WHAT THIS TASK INVOLVES
Nothing after the line with "(0,0) rectangle (1108,450);" belongs in the copy; extract the lines below from the top through that line, pictures left out.

RECORDS FOR PROCESSING
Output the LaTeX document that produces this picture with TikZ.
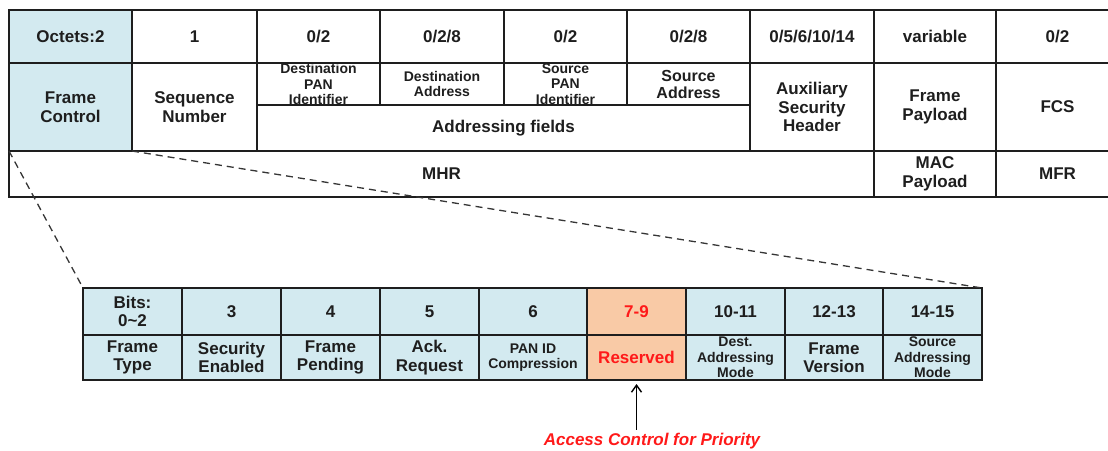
\documentclass[tikz,border=0pt]{standalone}
\usepackage{fontspec}
\setmainfont{Liberation Sans}
\usetikzlibrary{arrows.meta}

\definecolor{fcblue}{RGB}{211,234,240}
\definecolor{resorange}{RGB}{249,202,166}
\definecolor{prired}{RGB}{255,25,25}
\definecolor{celltext}{RGB}{30,30,30}

\begin{document}
\begin{tikzpicture}[x=1pt, y=-1pt,
  cell/.style={draw=celltext, line width=1.3pt, inner sep=0pt, outer sep=0pt,
    anchor=north west, align=center, text=celltext,
    font=\bfseries\fontsize{17}{18.5}\selectfont},
  small/.style={font=\bfseries\fontsize{14}{15.5}\selectfont},
  fcfill/.style={fill=fcblue},
  resfill/.style={fill=resorange, text=prired},
  zoomline/.style={draw=celltext!90, line width=1.3pt, dash pattern=on 7pt off 5pt},
  arr/.style={-{Straight Barb[length=7pt,width=10pt]}, line width=1.4pt, shorten >=4pt}]
\useasboundingbox (0,0) rectangle (1108,450);

% frame format: sizes
\node[cell, fcfill, minimum width=123pt, minimum height=53pt] (o-fc) at (9,10) {Octets:2};
\node[cell, minimum width=125pt, minimum height=53pt] (o-seq) at (132,10) {1};
\node[cell, minimum width=123pt, minimum height=53pt] (o-dpan) at (257,10) {0/2};
\node[cell, minimum width=124pt, minimum height=53pt] (o-daddr) at (380,10) {0/2/8};
\node[cell, minimum width=123pt, minimum height=53pt] (o-span) at (504,10) {0/2};
\node[cell, minimum width=123pt, minimum height=53pt] (o-saddr) at (627,10) {0/2/8};
\node[cell, minimum width=124pt, minimum height=53pt] (o-aux) at (750,10) {0/5/6/10/14};
\node[cell, minimum width=122pt, minimum height=53pt] (o-pay) at (874,10) {variable};
\node[cell, minimum width=123pt, minimum height=53pt] (o-fcs) at (996,10) {0/2};

% frame format: fields
\node[cell, fcfill, minimum width=123pt, minimum height=88pt] (f-fc) at (9,63) {Frame\\Control};
\node[cell, minimum width=125pt, minimum height=88pt] (f-seq) at (132,63) {Sequence\\Number};
\node[cell, small, minimum width=123pt, minimum height=42pt] (f-dpan) at (257,63) {Destination\\PAN\\Identifier};
\node[cell, small, minimum width=124pt, minimum height=42pt] (f-daddr) at (380,63) {Destination\\Address};
\node[cell, small, minimum width=123pt, minimum height=42pt] (f-span) at (504,63) {Source\\PAN\\Identifier};
\node[cell, minimum width=123pt, minimum height=42pt, font=\bfseries\fontsize{16}{17}\selectfont] (f-saddr) at (627,63) {Source\\Address};
\node[cell, minimum width=493pt, minimum height=46pt] (addr) at (257,105) {Addressing fields};
\node[cell, minimum width=124pt, minimum height=88pt] (f-aux) at (750,63) {Auxiliary\\Security\\Header};
\node[cell, minimum width=122pt, minimum height=88pt] (f-pay) at (874,63) {Frame\\Payload};
\node[cell, minimum width=123pt, minimum height=88pt] (f-fcs) at (996,63) {FCS};

\node[cell, minimum width=865pt, minimum height=46pt] (mhr) at (9,151) {MHR};
\node[cell, minimum width=122pt, minimum height=46pt] (macpay) at (874,151) {MAC\\Payload};
\node[cell, minimum width=123pt, minimum height=46pt] (mfr) at (996,151) {MFR};

\draw[draw=celltext, line width=2.8pt] (o-fc.south west) -- (o-fcs.south east);

% frame control: bits
\node[cell, fcfill, minimum width=99pt, minimum height=47pt] (b-type) at (83,288) {Bits:\\0\textasciitilde2};
\node[cell, fcfill, minimum width=99pt, minimum height=47pt] (b-sec) at (182,288) {3};
\node[cell, fcfill, minimum width=99pt, minimum height=47pt] (b-pend) at (281,288) {4};
\node[cell, fcfill, minimum width=99pt, minimum height=47pt] (b-ack) at (380,288) {5};
\node[cell, fcfill, minimum width=108pt, minimum height=47pt] (b-panc) at (479,288) {6};
\node[cell, resfill, minimum width=99pt, minimum height=47pt] (b-res) at (587,288) {7-9};
\node[cell, fcfill, minimum width=99pt, minimum height=47pt] (b-dmode) at (686,288) {10-11};
\node[cell, fcfill, minimum width=98pt, minimum height=47pt] (b-ver) at (785,288) {12-13};
\node[cell, fcfill, minimum width=99pt, minimum height=47pt] (b-smode) at (883,288) {14-15};

% frame control: subfields
\node[cell, fcfill, minimum width=99pt, minimum height=45pt] (n-type) at (83,335) {Frame\\Type};
\node[cell, fcfill, minimum width=99pt, minimum height=45pt] (n-sec) at (182,335) {Security\\Enabled};
\node[cell, fcfill, minimum width=99pt, minimum height=45pt] (n-pend) at (281,335) {Frame\\Pending};
\node[cell, fcfill, minimum width=99pt, minimum height=45pt] (n-ack) at (380,335) {Ack.\\Request};
\node[cell, fcfill, small, minimum width=108pt, minimum height=45pt] (n-panc) at (479,335) {PAN ID\\Compression};
\node[cell, resfill, minimum width=99pt, minimum height=45pt] (n-res) at (587,335) {Reserved};
\node[cell, fcfill, small, minimum width=99pt, minimum height=45pt] (n-dmode) at (686,335) {Dest.\\Addressing\\Mode};
\node[cell, fcfill, minimum width=98pt, minimum height=45pt] (n-ver) at (785,335) {Frame\\Version};
\node[cell, fcfill, small, minimum width=99pt, minimum height=45pt] (n-smode) at (883,335) {Source\\Addressing\\Mode};

% zoom onto frame control
\draw[zoomline] (f-fc.south west) -- (b-type.north west);
\draw[zoomline] (f-fc.south east) -- (b-smode.north east);

\node[text=prired, font=\bfseries\itshape\fontsize{17}{18}\selectfont] (prio) at (652,441) {Access Control for Priority};
\draw[arr] (n-res.south |- prio.north) -- (n-res.south);
\end{tikzpicture}
\end{document}
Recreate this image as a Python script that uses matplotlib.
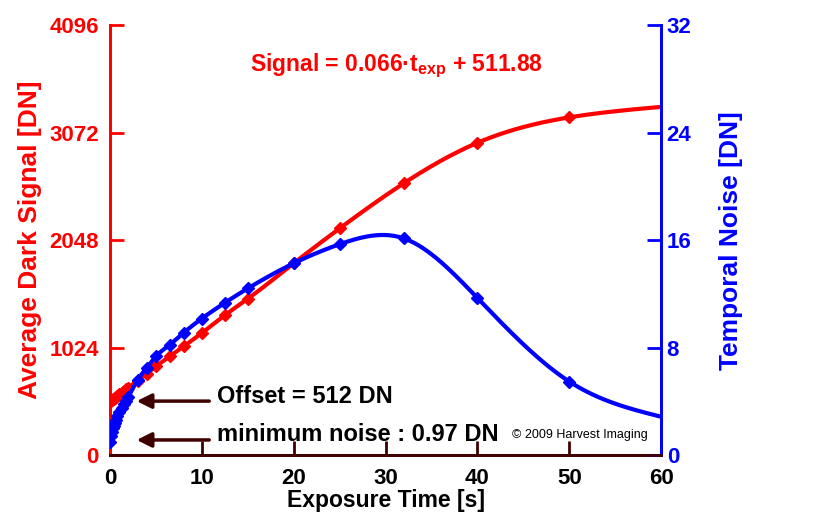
import numpy as np
import matplotlib
matplotlib.use('Agg')
import matplotlib.pyplot as plt

# measured points (exposure time in s)
t_exp = [0, 0.1, 0.2, 0.3, 0.4, 0.5, 0.6, 0.8, 1.0, 1.25, 1.5, 1.75, 2, 3, 4, 5,
         6.5, 8, 10, 12.5, 15, 20, 25, 32, 40, 50]
signal = [512, 519, 525, 532, 538, 545, 552, 565, 578, 595, 611, 628, 644, 710, 776, 845,
          941, 1036, 1164, 1333, 1490, 1828, 2160, 2591, 2976, 3218]
noise = [0.97, 1.45, 1.75, 2.0, 2.2, 2.4, 2.6, 2.9, 3.2, 3.5, 3.8, 4.05, 4.35, 5.6, 6.5, 7.35,
         8.22, 9.1, 10.17, 11.34, 12.41, 14.28, 15.7, 16.13, 11.7, 5.48]
# curve end values (no marker)
t_end = 60
signal_end = 3318
noise_end = 2.86

RED = '#ff0000'
BLUE = '#0000ff'
DARK = '#3f0000'

plt.rcParams['font.family'] = 'Liberation Sans'
plt.rcParams['font.weight'] = 'bold'
plt.rcParams['mathtext.fontset'] = 'custom'
plt.rcParams['mathtext.rm'] = 'Liberation Sans:bold'
plt.rcParams['mathtext.it'] = 'Liberation Sans:bold'
plt.rcParams['mathtext.bf'] = 'Liberation Sans:bold'


def spline(x, y, xs):
    # natural cubic spline through the points
    x = np.asarray(x, float)
    y = np.asarray(y, float)
    n = len(x)
    h = np.diff(x)
    A = np.zeros((n, n))
    r = np.zeros(n)
    A[0, 0] = A[-1, -1] = 1
    for i in range(1, n - 1):
        A[i, i - 1] = h[i - 1]
        A[i, i] = 2 * (h[i - 1] + h[i])
        A[i, i + 1] = h[i]
        r[i] = 6 * ((y[i + 1] - y[i]) / h[i] - (y[i] - y[i - 1]) / h[i - 1])
    M = np.linalg.solve(A, r)
    i = np.clip(np.searchsorted(x, xs) - 1, 0, n - 2)
    a = (x[i + 1] - xs) / h[i]
    b = (xs - x[i]) / h[i]
    return a * y[i] + b * y[i + 1] + ((a ** 3 - a) * M[i] + (b ** 3 - b) * M[i + 1]) * h[i] ** 2 / 6


fig = plt.figure(figsize=(8.4, 5.25), dpi=100)
ax = fig.add_axes([0.131, 0.133, 0.656, 0.819])
ax2 = ax.twinx()

xs = np.linspace(0, t_end, 1200)
ax.plot(xs, spline(t_exp + [t_end], signal + [signal_end], xs), color=RED, lw=3, zorder=2)
ax.plot(t_exp, signal, 'D', color=RED, ms=6, zorder=3)
ax2.plot(xs, spline(t_exp + [t_end], noise + [noise_end], xs), color=BLUE, lw=3, zorder=2)
ax2.plot(t_exp, noise, 'D', color=BLUE, ms=6, zorder=3)

ax.set_xlim(0, 60)
ax.set_ylim(0, 4096)
ax2.set_ylim(0, 32)
ax.set_xticks([0, 10, 20, 30, 40, 50, 60])
ax.set_yticks([0, 1024, 2048, 3072, 4096])
ax2.set_yticks([0, 8, 16, 24, 32])

for a in (ax, ax2):
    a.spines['top'].set_visible(False)
    a.spines['left'].set_color(RED)
    a.spines['right'].set_color(BLUE)
    a.spines['bottom'].set_color(DARK)
    for s in a.spines.values():
        s.set_linewidth(2)

ax.tick_params(axis='x', direction='in', length=10, width=2, color=DARK,
               labelsize=16, labelcolor='black', pad=9)
ax.tick_params(axis='y', direction='in', length=10, width=2, color=RED,
               labelsize=16, labelcolor=RED, pad=8)
ax2.tick_params(axis='y', direction='in', length=10, width=2, color=BLUE,
                labelsize=16, labelcolor=BLUE, pad=4)

ax.set_xlabel('Exposure Time [s]', fontsize=16.5, fontweight='bold', labelpad=0)
ax.set_ylabel('Average Dark Signal [DN]', fontsize=19, fontweight='bold', color=RED, labelpad=5)
ax2.set_ylabel('Temporal Noise [DN]', fontsize=19, fontweight='bold', color=BLUE, labelpad=20)

ax.text(0.52, 0.905, 'Signal = 0.066·t$_{\\mathrm{exp}}$ + 511.88', transform=ax.transAxes,
        ha='center', va='center', fontsize=16.5, fontweight='bold', color=RED)

arrow = dict(arrowstyle='-|>', color=DARK, lw=2.5, mutation_scale=22, shrinkA=0, shrinkB=0)
ax.annotate('', xy=(2.9, 515), xytext=(10.8, 515), arrowprops=arrow)
ax.annotate('', xy=(2.9, 145), xytext=(10.8, 145), arrowprops=arrow)
ax.text(11.7, 555, 'Offset = 512 DN', fontsize=17, fontweight='bold', color='black', va='center')
ax.text(11.7, 195, 'minimum noise : 0.97 DN', fontsize=17, fontweight='bold', color='black', va='center')
ax.text(43.8, 190, '© 2009 Harvest Imaging', fontsize=9, fontweight='normal', color='black', va='center')

fig.savefig('out.png', dpi=100)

OUTPUT FOR THIS TASK
Output the LaTeX document that produces this picture with TikZ.
\documentclass[tikz,border=0pt]{standalone}
\usepackage{fontspec}
\setmainfont{Liberation Sans}
\usetikzlibrary{arrows.meta}

\definecolor{fcblue}{RGB}{211,234,240}
\definecolor{resorange}{RGB}{249,202,166}
\definecolor{prired}{RGB}{255,25,25}
\definecolor{celltext}{RGB}{30,30,30}

\begin{document}
\begin{tikzpicture}[x=1pt, y=-1pt,
  cell/.style={draw=celltext, line width=1.3pt, inner sep=0pt, outer sep=0pt,
    anchor=north west, align=center, text=celltext,
    font=\bfseries\fontsize{17}{18.5}\selectfont},
  small/.style={font=\bfseries\fontsize{14}{15.5}\selectfont},
  fcfill/.style={fill=fcblue},
  resfill/.style={fill=resorange, text=prired},
  zoomline/.style={draw=celltext!90, line width=1.3pt, dash pattern=on 7pt off 5pt},
  arr/.style={-{Straight Barb[length=7pt,width=10pt]}, line width=1.4pt, shorten >=4pt}]
\useasboundingbox (0,0) rectangle (1108,450);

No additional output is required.